Escaping Nazi Germany, British Initiatives to aid German Academics

24. September 2019 19:00

Dr. I. Steinisch

Irmgard Steinisch is Professor Emerita and Senior Scholar from York University in
Toronto, Canada, where she taught German History for 25 years. Her publications
concentrate on the socio-political aspects of industrialization in Germany and the
United States, as well as on the interwar period. Her career got started with an Abitur
from the Albert-Krupp-Gymnasium in Essen. She continued on to the Ruhr
Universität Bochum and then the Freie Universität Berlin where she completed her
Staatsexamen. After she had spent some years as Graduate Student and Research
Assistant at the University of California Berkeley, she received her doctorate in
Modern History from the Ludwig-Maximilians-Universität München. After assistant
positions in München and Berlin she emigrated to Toronto, Canada.

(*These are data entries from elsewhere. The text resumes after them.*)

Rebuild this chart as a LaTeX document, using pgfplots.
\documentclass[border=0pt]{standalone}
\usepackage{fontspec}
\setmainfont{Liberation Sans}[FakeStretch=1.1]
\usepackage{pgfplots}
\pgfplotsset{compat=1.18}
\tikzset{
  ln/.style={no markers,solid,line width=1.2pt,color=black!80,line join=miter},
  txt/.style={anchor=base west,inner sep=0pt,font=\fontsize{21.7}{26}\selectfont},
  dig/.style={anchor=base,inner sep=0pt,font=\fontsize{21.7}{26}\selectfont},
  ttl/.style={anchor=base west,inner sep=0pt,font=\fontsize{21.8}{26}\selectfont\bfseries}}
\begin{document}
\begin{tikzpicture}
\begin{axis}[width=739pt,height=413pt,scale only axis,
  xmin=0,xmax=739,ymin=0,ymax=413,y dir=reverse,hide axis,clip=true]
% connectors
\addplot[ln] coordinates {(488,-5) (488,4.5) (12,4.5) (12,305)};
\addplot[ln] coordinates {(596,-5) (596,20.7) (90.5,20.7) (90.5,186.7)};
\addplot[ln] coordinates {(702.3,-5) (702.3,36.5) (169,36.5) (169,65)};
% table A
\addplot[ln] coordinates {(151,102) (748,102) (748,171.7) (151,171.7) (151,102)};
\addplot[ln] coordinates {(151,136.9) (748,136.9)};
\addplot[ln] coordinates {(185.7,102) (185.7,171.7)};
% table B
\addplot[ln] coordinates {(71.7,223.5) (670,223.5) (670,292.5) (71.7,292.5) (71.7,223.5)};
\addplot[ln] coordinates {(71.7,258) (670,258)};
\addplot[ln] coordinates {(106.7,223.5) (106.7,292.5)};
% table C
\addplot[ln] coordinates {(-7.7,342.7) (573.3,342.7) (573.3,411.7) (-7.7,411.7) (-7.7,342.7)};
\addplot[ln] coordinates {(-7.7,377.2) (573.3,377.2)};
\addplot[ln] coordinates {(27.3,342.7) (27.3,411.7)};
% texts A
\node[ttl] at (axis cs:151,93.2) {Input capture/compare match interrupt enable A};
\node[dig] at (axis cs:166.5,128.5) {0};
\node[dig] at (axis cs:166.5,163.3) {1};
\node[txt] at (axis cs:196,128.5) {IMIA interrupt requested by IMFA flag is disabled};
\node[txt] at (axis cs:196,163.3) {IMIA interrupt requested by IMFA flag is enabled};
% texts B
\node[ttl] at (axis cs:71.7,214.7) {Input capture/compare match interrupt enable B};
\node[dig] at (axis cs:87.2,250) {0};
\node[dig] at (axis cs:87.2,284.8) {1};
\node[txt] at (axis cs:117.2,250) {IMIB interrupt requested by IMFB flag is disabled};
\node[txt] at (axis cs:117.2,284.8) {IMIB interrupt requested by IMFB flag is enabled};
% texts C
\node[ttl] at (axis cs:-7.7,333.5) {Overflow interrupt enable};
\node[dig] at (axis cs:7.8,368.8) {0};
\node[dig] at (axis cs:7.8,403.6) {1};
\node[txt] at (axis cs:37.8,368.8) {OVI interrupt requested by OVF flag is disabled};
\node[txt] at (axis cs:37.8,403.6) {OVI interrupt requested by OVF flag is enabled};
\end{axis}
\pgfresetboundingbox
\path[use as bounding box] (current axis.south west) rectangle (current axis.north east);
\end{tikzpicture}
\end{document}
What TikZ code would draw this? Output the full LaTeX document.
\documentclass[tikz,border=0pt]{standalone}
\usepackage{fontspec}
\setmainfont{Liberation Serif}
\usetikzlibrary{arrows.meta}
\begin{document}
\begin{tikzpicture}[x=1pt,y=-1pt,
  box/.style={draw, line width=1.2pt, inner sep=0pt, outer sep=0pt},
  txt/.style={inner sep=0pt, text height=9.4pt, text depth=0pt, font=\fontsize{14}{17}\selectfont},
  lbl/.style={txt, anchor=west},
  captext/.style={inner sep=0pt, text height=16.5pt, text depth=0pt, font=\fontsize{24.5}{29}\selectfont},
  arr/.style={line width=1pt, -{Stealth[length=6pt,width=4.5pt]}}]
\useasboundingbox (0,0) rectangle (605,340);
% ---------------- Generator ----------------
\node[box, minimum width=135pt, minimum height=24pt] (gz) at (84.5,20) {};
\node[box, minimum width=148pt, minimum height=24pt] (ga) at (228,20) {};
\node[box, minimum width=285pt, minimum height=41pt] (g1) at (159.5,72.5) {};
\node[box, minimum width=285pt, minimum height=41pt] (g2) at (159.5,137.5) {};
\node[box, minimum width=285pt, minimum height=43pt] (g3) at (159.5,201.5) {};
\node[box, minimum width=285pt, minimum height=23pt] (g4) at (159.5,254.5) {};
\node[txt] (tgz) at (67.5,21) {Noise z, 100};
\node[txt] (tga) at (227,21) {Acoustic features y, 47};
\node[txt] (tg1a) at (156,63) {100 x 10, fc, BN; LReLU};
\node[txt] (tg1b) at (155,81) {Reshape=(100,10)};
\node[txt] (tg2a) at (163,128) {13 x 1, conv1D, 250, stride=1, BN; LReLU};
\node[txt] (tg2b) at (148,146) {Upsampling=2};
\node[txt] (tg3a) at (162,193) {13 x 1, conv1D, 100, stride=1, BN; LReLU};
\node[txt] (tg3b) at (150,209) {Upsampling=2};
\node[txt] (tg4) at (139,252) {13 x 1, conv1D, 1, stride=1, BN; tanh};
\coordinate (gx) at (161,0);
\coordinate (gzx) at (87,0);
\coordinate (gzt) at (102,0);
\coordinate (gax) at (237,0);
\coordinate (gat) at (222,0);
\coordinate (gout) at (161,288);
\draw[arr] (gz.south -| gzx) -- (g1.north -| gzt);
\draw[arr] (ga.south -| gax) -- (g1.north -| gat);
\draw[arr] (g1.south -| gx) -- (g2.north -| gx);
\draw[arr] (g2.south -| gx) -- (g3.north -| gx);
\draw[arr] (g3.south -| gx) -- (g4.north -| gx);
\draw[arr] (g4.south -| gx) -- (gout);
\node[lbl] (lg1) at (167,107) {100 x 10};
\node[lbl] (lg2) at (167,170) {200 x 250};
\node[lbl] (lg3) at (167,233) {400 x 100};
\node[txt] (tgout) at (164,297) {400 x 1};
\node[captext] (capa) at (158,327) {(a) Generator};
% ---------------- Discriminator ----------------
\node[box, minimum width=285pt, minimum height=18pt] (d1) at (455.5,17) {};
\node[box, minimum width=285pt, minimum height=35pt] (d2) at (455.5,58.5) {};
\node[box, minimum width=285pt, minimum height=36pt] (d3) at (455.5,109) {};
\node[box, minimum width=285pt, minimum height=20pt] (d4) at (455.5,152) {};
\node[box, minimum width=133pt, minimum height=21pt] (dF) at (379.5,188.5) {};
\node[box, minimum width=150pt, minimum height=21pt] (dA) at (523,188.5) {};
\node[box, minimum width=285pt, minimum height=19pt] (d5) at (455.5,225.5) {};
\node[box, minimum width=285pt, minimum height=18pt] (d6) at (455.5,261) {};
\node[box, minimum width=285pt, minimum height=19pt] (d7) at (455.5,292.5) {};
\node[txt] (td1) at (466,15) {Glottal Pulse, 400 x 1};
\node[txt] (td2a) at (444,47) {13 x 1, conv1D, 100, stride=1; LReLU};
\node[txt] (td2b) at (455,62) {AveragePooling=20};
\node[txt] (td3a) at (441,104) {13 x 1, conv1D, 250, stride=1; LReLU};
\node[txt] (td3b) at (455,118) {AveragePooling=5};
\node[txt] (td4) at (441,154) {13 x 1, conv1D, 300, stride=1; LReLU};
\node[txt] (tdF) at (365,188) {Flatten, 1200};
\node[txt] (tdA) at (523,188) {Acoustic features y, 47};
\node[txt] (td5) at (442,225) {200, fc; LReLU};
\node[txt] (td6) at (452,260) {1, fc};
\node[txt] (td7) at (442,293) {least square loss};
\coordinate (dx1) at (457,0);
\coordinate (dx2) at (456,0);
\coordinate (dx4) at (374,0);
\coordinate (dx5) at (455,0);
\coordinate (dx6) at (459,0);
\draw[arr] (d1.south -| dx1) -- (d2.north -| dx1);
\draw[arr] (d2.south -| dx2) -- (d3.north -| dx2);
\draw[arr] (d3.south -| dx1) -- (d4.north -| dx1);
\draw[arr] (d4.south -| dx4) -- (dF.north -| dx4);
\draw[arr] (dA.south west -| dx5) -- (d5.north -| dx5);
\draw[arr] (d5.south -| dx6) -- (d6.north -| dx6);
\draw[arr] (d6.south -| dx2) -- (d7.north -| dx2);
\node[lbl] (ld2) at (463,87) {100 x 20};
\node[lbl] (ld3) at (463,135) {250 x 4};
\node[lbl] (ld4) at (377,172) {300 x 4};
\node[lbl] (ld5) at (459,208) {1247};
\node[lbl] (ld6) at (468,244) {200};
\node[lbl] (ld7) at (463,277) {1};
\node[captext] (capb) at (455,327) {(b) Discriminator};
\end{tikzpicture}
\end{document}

“If I had to title it again, I would title my lecture „Hitler’s Gift to England“ to describe
the mass exodus of German scholars of all disciplines after the Nazi seizure of power
in 1933. In reality, however, it was not only a gift to England, but rather to the wider
world, especially to the United States of America. In both cases, the movement of
émigré scholars was facilitated by special volunteer organizations, among them and
most important the British Academic Assistance Concil and the American Emergency
Committee In Aid of Displaced Foreign Scholars.-The lecture will outline the policies
of British aid organizations and the formidable task of their relief and relocation
program without financial aid from government.”